Often, the obscuration wasn’t very good.
The shape of what appeared to be a rifle was just visible underneath fabric in hotel footage of Paul Stamey, a North Carolina-based Oath Keeper.
Stamey is uncharged but prosecutors cite him often as they unravel the alleged conspiracy.
Agent Hilgeman estimated she has probably spent 80 hours reviewing the footage. On Monday, she identified several Oath Keepers in the video, including some who have yet to go to trial like Edward Vallejo. Jurors watched as Vallejo got a running start in the hotel lobby in order to push a luggage cart overloaded with bins allegedly containing the QRF’s weapons, ammunition and other gear.
Receipts and Oath Keeper bank statements displayed too showed Rhodes spending thousands of dollars between Jan. 1 to Jan. 5 on weapons, sights, scopes, including some for night vision, ammunition, triggers and more. All were purchased on the drive up toward D.C.
In a clip from the podcast Declare Your Independence with Ernest Hancock played in court Monday, Vallejo and Todd Kandaris, another Oath Keeper, are heard discussing the “do or die” moment and telling Hancock how they had just arrived in town.
Kandaris told Hancock there were people in Washington to support Trump’s claims over the “stolen” election.
Kandaris said “the only and obvious next step is to into armed conflict.”

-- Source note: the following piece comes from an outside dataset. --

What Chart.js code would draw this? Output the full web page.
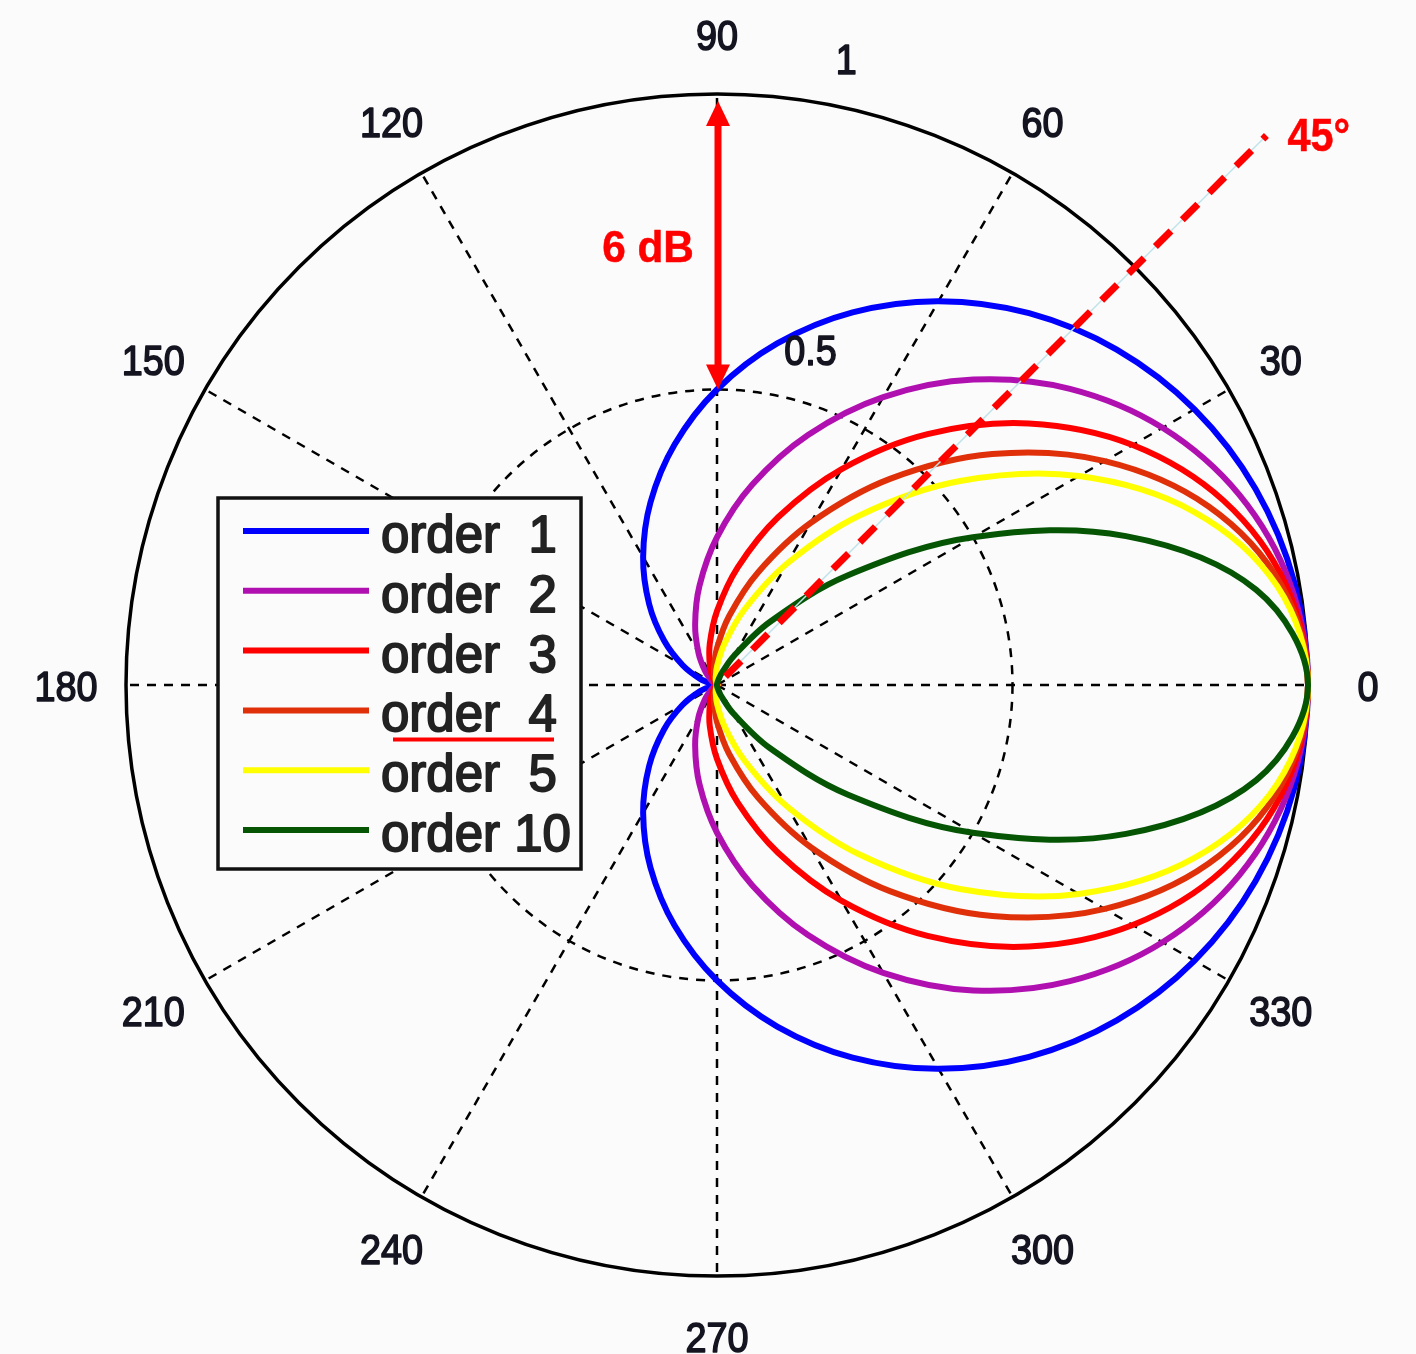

“But we’re very much hoping that doesn’t happen,” he added.
But then, Vallejo piped up a moment later and told Hancock:” We're going to be told, the American people are going to be told that we have liberty and justice for all or they're gonna be told fuck you, OK. And if they're told fuck you, that's going to be the declaration of guerilla war."
"I'm just praying Trump has his head on fucking straight and he knows what he's doing. He's got the machinations behind him, he's got all the proof in the world and he's going bring the fucking hammer down,” Vallejo said.
When the podcast host opined that talk of rectifying Trump’s “stolen” election was often bluster and that it was always someone else’s problem to fix, Vallejo sounded cocksure.
“Well, that’s fine… because I’m the motherfucker that’s gonna fix it for them,” he said.